Technological innovations, such as lowering the costs of diagnostics and treatments and allowing researchers to analyze more and better data, have the potential to lead to major improvements in human health.
However, challenges persist in ensuring that technologies are affordable, made widely available, and are designed to meet the needs of populations.
These were among the issues discussed at Harvard T.H. Chan School of Public Health’s sixth annual State of Global Health Symposium, held March 28, 2019 at the Joseph B. Martin Conference Center as part of the School’s Global Health Week. The event highlighted some recent technologies in global health, and what it will take to turn them into scalable solutions.

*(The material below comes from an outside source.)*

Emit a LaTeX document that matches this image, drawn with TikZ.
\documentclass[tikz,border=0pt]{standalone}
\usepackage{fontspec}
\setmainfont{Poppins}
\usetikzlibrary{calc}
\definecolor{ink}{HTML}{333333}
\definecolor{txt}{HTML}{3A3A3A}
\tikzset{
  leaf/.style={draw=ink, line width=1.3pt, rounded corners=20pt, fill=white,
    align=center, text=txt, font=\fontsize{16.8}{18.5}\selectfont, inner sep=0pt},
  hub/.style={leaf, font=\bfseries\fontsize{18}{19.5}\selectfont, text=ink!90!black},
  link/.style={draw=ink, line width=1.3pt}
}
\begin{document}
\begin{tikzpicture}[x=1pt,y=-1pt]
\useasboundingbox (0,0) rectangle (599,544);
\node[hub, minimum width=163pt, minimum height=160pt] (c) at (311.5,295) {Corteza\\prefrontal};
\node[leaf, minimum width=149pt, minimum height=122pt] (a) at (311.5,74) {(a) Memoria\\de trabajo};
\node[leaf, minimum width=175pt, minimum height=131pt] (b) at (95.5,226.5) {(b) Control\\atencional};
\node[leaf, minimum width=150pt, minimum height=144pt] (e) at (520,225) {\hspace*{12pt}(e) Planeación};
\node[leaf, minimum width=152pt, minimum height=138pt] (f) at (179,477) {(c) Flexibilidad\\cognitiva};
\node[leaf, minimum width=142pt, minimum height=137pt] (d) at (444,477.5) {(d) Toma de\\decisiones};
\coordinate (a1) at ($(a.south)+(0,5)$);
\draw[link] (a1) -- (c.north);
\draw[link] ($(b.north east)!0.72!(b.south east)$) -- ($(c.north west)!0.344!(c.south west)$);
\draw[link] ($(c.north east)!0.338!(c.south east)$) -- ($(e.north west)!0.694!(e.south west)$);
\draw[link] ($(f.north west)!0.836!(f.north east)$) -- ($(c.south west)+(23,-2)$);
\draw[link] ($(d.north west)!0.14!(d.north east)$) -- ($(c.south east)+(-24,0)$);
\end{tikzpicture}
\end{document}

In opening remarks, Ashish Jha, dean for global strategy and K.T. Li Professor of Global Health, and the director of Harvard Global Health Institute, called himself a “techno optimist,” but also offered a warning. He said that artificial intelligence, for example, offers “incredible potential to change care, but it is only as good as the data.” It could be vulnerable to human biases, he said, which will require oversight. “If we get this wrong, the consequences will be enormous, but I think we will get it right and it will make a big difference in global health,” he said.
In a keynote, Adolfo Rubinstein, SM ’96, Argentina’s national secretary of health, spoke about how inequity can be an unintended consequence of technological innovation—a concern shared by other speakers at the event. Rubinstein said that he is working to make sure that the most vulnerable people in his country are able to access health innovations.
Other speakers shared examples of potentially transformative technologies in global health, including the Harvard Humanitarian Initiative’s KoBoToolbox, a suite of tools for collecting data in challenging environments, and a low-cost CPAP machine—a treatment for obstructive sleep apnea—that doesn’t require electricity.
Richard Cash, senior lecturer on global health, reminded the audience that effective innovations can be simple. He helped develop and launch oral rehydration solution (ORS) in the 1960s—a mixture of water, sugar, and salt that is administered as part of oral rehydration therapy—which is credited with preventing tens of millions of deaths from cholera and other diarrheal diseases.
Offering his advice on how to scale up a new innovation, he said, “Monitor, evaluate, adapt, and advocate.” The most important way to do this, he said, is to “Get out to where the people are.” For example, while boiled water was best used in ORS, it wasn’t always easy or possible. By consulting with the people they were trying to help, he and his colleagues arrived at a more workable solution—using the “best water possible.”
The event also included student presentations of projects developed during a recent Innovation and Global Health Systems class at Harvard Chan School, including a health care app for Syrian refugee women in Turkey, and a program to develop hurricane-resistant vegetable gardens on the island of Barbuda.
A student poster session followed the event. First prize was awarded to Dorit Stein, SM ’19, for a study of knowledge about diabetes among health care providers in Indonesia.